1. Another celebrity suicide over “severe depression.” Second in one week. Trump won’t follow suit though. He thinks “severe depression” is a dip in the road so shallow a woman’s boobs don’t bounce.

  2. University of Toledo researchers discovered a sperm structure that may exacerbate infertility. Mainly when University of Toledo researchers hit the dating pool.

    • Toledo’s sports teams are called the Rockets, but it sounds like the researchers want to postpone lift-off.

  3. The President says he doesn’t need to prepare for the Korean summit because, “its about attitude.” And the good news is he has plenty of it; the bad news, most of it ain’t good.
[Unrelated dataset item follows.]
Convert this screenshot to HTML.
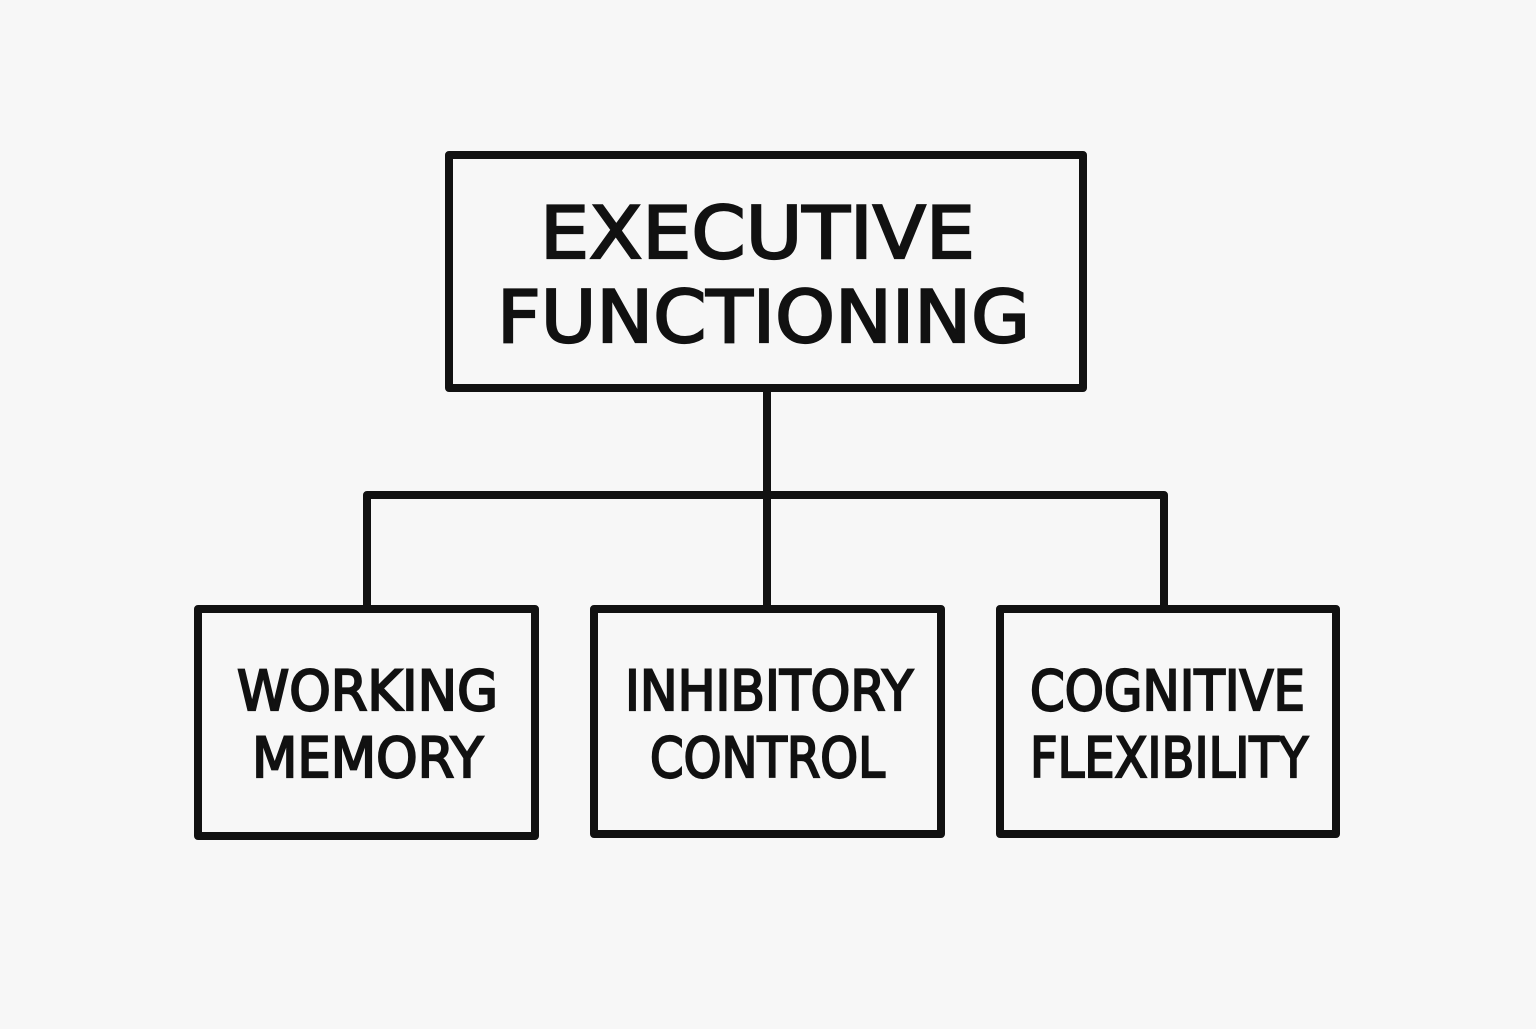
<!DOCTYPE html>
<html><head><style>
html,body{margin:0;padding:0;background:#f7f7f7;}
</style></head>
<body>
<svg width="1536" height="1024" xmlns="http://www.w3.org/2000/svg">
<rect width="1536" height="1024" fill="#f7f7f7"/>
<g fill="none" stroke="#111" stroke-width="8" stroke-linejoin="round">
<rect x="449" y="155" width="634" height="233"/>
<rect x="198" y="609" width="337" height="227"/>
<rect x="594" y="609" width="347" height="225"/>
<rect x="1000" y="609" width="336" height="225"/>
<line x1="767" y1="388" x2="767" y2="609"/>
<polyline points="367,609 367,495 1164,495 1164,609"/>
</g>
<g font-family="'DejaVu Sans','Liberation Sans',sans-serif" fill="#111" stroke="#111" stroke-width="2.2">
<text x="540" y="258" font-size="72" textLength="435" lengthAdjust="spacingAndGlyphs">EXECUTIVE</text>
<text x="497" y="342" font-size="72" textLength="533" lengthAdjust="spacingAndGlyphs">FUNCTIONING</text>
<text x="237" y="710" font-size="55" textLength="261" lengthAdjust="spacingAndGlyphs">WORKING</text>
<text x="252" y="777" font-size="55" textLength="231" lengthAdjust="spacingAndGlyphs">MEMORY</text>
<text x="625" y="710" font-size="55" textLength="288" lengthAdjust="spacingAndGlyphs">INHIBITORY</text>
<text x="650" y="777" font-size="55" textLength="235" lengthAdjust="spacingAndGlyphs">CONTROL</text>
<text x="1030" y="710" font-size="55" textLength="275" lengthAdjust="spacingAndGlyphs">COGNITIVE</text>
<text x="1030" y="777" font-size="55" textLength="278" lengthAdjust="spacingAndGlyphs">FLEXIBILITY</text>
</g>
</svg>
</body></html>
  4. The Philadelphia Eagles showed so little interest in having Trump recognize their Super Bowl title that Trump “uninvited” them to the White House. Suddenly, death row inmates are showing little interest in being executed.

  5. The Golden State Warriors won their third NBA Championship Title in four years last night versus the Cavaliers of Cleveland. ***Unfortunately, LeBronze James took second …again

  6. Hey, alright. Our team of African- American athletes owned by Golden State’s rich white guys are better than the teams of African- American athletes owned by every other city’s rich white guys. Woo- hoo. Now to buy a t- shirt with their corporate logo celebrating this achievement.

  7. Justify wins the Triple Crown with a dominant victory at Belmont yesterday; becoming just the 13th thoroughbred to win horse racing’s biggest spectacle. ***On the plus-side, if he gets an invite to the White House, he could be the first athlete NOT to criticize Trump

  8. Stormy Daniels is launching a perfume called “Truth” 1. Test group calls it, Trump’s Funk. 2. For that girl that wants to smell like she slept with self-absorbed rich misogynist pig. 3. Are they gonna call it Calvin Swine? 4. Hope it’s not a Scratch ‘n Sniff Perfume 5. It’s just a bottle of Melania’s Tears

  9. President Trump complains he can’t watch porn in the White House. But not to worry. He’s reserved a theater seat right next to Pee Wee Herman.

  10. The eighth-grade class at St. Cornelius Middle School were given bullet-proof backpack shields as graduation presents. In a related story, graduates of the New York University School of Journalism were gifted with Tweet-proof phone covers.

  11. Talking about the Kim Jong Un summit and asked what it would be like to negotiate with a madman, Trump actually said, “That’s his problem, not mine.” Acceptance is the first step to recovery.

  12. Trump says he attended Wharton School of Business. I checked, he did. Records show he graduated Magna Cum Rich Daddy.

  13. According to CNN (June 10, 2018), there is a new Japanese Pop Band whose average age is 84. KBG84 is playing to sold out crowds and even has a record deal ***Please tell me that their first song isn’t, Knockin on Heaven’s Door. ***Must be a horrible conflict when outdoor concert goers are told to sit on the lawn by event staff, just to be yelled at by the band members to, “Get off the Lawn.”

    • Donald Trump says Kim Jong-un “loves his people,” and is a softer more gentle leader than most people think Which explains why the North Korean national anthem is, “Killing me softly.”